- MATERIAL PROVIDED
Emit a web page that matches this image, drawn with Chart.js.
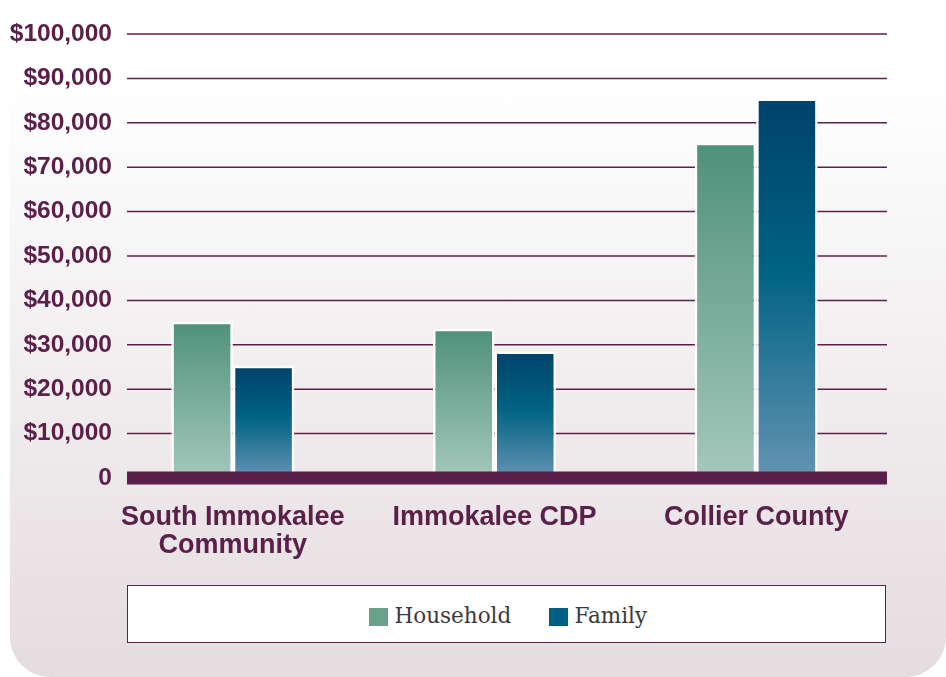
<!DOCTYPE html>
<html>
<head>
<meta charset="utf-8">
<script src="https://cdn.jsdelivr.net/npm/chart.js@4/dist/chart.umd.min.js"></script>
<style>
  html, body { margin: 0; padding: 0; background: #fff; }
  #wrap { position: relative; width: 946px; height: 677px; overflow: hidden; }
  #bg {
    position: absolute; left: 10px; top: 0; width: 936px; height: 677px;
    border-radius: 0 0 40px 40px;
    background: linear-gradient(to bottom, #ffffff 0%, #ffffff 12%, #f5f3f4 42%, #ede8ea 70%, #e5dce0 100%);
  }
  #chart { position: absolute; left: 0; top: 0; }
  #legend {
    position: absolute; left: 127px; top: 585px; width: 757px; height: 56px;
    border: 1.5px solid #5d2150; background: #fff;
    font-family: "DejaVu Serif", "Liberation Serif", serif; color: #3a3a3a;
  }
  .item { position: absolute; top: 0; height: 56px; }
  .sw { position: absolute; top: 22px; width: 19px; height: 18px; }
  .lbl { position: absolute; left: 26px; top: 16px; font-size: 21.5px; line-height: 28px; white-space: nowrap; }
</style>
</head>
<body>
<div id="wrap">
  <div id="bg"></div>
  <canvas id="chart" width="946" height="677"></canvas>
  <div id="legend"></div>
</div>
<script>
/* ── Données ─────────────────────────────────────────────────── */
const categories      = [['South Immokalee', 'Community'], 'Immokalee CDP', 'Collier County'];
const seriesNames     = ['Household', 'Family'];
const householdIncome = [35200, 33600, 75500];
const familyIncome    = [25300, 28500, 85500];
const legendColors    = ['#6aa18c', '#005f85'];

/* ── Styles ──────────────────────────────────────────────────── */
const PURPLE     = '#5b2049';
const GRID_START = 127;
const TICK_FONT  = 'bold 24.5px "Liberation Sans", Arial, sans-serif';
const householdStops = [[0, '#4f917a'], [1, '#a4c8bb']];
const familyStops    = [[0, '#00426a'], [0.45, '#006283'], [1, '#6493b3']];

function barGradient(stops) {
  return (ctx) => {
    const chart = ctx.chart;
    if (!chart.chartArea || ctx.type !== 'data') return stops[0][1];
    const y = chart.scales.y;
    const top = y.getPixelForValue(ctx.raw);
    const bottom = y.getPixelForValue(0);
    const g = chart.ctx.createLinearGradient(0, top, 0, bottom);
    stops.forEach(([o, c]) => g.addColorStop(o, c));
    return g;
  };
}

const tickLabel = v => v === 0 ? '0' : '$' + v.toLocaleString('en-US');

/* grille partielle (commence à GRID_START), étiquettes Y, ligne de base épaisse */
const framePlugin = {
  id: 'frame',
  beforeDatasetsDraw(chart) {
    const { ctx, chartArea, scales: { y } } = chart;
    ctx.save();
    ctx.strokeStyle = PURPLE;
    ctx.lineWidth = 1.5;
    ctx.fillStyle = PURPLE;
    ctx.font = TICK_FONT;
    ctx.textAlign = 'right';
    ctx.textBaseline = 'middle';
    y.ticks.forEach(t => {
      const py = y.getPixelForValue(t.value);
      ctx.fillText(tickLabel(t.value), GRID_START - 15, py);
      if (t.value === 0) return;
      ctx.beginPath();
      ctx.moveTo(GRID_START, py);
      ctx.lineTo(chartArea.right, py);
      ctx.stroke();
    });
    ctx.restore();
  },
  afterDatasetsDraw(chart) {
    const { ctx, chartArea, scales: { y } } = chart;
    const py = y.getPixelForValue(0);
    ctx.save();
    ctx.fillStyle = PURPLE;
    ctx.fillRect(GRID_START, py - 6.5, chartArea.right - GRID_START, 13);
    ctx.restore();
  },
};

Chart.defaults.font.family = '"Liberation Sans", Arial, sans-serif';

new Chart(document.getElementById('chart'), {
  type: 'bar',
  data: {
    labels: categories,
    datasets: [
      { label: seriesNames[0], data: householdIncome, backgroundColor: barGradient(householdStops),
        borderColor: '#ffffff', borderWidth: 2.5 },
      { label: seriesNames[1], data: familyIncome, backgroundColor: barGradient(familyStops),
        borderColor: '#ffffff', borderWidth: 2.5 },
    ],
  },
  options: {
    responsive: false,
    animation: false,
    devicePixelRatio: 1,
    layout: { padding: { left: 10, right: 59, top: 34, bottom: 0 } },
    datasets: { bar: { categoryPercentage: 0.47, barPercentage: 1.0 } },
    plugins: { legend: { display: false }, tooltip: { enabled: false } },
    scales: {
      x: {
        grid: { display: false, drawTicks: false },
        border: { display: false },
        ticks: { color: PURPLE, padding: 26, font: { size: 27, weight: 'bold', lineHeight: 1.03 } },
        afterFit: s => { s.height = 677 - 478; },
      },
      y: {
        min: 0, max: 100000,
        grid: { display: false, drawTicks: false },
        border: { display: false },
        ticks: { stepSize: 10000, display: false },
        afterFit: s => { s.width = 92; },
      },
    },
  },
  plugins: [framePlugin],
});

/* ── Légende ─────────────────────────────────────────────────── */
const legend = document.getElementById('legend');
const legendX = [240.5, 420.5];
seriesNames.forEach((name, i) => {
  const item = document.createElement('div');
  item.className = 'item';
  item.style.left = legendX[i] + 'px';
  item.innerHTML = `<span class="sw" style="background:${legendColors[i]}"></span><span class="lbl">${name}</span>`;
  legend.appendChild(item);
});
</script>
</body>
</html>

- WHAT IS EXPECTED
Copy nothing but the lines from the top of the material through the line holding "[0.45, '#006283'], [1, '#6493b3']];", exactly as written; omit pictures.

- TASK SOLUTION
Emit a web page that matches this image, drawn with Chart.js.
<!DOCTYPE html>
<html>
<head>
<meta charset="utf-8">
<script src="https://cdn.jsdelivr.net/npm/chart.js@4/dist/chart.umd.min.js"></script>
<style>
  html, body { margin: 0; padding: 0; background: #fff; }
  #wrap { position: relative; width: 946px; height: 677px; overflow: hidden; }
  #bg {
    position: absolute; left: 10px; top: 0; width: 936px; height: 677px;
    border-radius: 0 0 40px 40px;
    background: linear-gradient(to bottom, #ffffff 0%, #ffffff 12%, #f5f3f4 42%, #ede8ea 70%, #e5dce0 100%);
  }
  #chart { position: absolute; left: 0; top: 0; }
  #legend {
    position: absolute; left: 127px; top: 585px; width: 757px; height: 56px;
    border: 1.5px solid #5d2150; background: #fff;
    font-family: "DejaVu Serif", "Liberation Serif", serif; color: #3a3a3a;
  }
  .item { position: absolute; top: 0; height: 56px; }
  .sw { position: absolute; top: 22px; width: 19px; height: 18px; }
  .lbl { position: absolute; left: 26px; top: 16px; font-size: 21.5px; line-height: 28px; white-space: nowrap; }
</style>
</head>
<body>
<div id="wrap">
  <div id="bg"></div>
  <canvas id="chart" width="946" height="677"></canvas>
  <div id="legend"></div>
</div>
<script>
/* ── Données ─────────────────────────────────────────────────── */
const categories      = [['South Immokalee', 'Community'], 'Immokalee CDP', 'Collier County'];
const seriesNames     = ['Household', 'Family'];
const householdIncome = [35200, 33600, 75500];
const familyIncome    = [25300, 28500, 85500];
const legendColors    = ['#6aa18c', '#005f85'];

/* ── Styles ──────────────────────────────────────────────────── */
const PURPLE     = '#5b2049';
const GRID_START = 127;
const TICK_FONT  = 'bold 24.5px "Liberation Sans", Arial, sans-serif';
const householdStops = [[0, '#4f917a'], [1, '#a4c8bb']];
const familyStops    = [[0, '#00426a'], [0.45, '#006283'], [1, '#6493b3']];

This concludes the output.